In New Germany, Pinetown, early on Monday, a driver was killed when his vehicle crashed into a crane. Rescue Care spokesman Garrith Jamieson said they were called out at about 3am and found the vehicle had veered off the road and hit a crane on the middle island of the road. The man had suffered major injuries and was declared dead at the scene.
McKenzie said 14 people had been killed on Good Friday when the bus they were travelling in veered off the road, overturned, and rolled down a 100 metre embankment before coming to a rest on the P15 road between Nkandla and Kranskop. Transport MEC Mxolisi Kaunda visited the scene and later said that the SAPS collision unit, the Road Traffic Inspectorate and Public Transport Enforcement Services would conduct an investigation.
'Change in behaviour' in Western Cape
At least 22 people died on the Western Cape’s roads this Easter, during a long weekend marked by a “change in behaviour from motorists”, said provincial Traffic Chief Kenny Africa.
In the Cape Town metro areas, nine crashes in Elsies River, Matroosfontein, Hindle Road, Athlone, Khayelitsha, Manenberg and Durbanville claimed the lives of three motorcyclists, three pedestrians and five passengers. Some of these had occurred in the early hours of the morning, said Africa.
There had been four crashes on Western Cape national roads, in which two drivers, eight passengers and one pedestrian died.
“Of the four crashes on the national roads, only two were head-on collisions. In the one at Klawer on the N7, eight people died when their Corsa collided with a bus."
20 000 fines issued
The Road Traffic Management Corporation said on Monday it had issued nearly 20 000 fines for various traffic offences across the country during the Easter weekend.
As traffic authorities braced themselves for a busy day, with scores of holidaymakers returning to urban centres, the RTMC reiterated its message to motorists to exercise patience and respect the rules of the road.

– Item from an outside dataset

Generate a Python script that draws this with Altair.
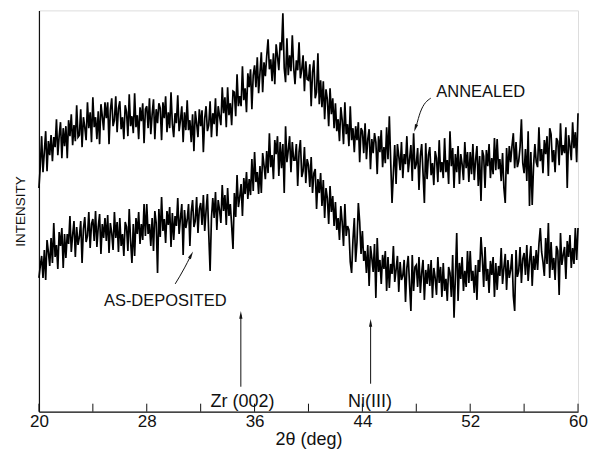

It said reports showed more 800 drivers had been arrested after cars were stopped and the drivers checked for various offences including drunk driving, speeding, and reckless and negligent driving.
About 500 public transport vehicles were impounded for operating without licences or operating on the wrong routes.
“An analysis of law enforcement statistics shows that speeding, overloading of goods and driving without driver’s licences or public driver’s permits were major offences during this period,” the RTMC said.
“A total of 4605 drivers were caught for speeding, 430 for overloading of goods and 1907 for driving without driver’s licences and public driver’s permits.”
Huge traffic volumes
The RTMC said roadworthy vehicles were another key factor in road safety. As many as 1000 fines had been issued for vehicles with smooth tyres and 845 for faulty lights.
Meanwhile, the N3 Toll Concession reported huge traffic volumes between Durban and Johannesburg at midday on Monday, with more than 2000 vehicles an hour passing the Mooi and Tugela Plaza.
The Wilge and De Hoek Plazas each had more than 1500 vehicles an hour.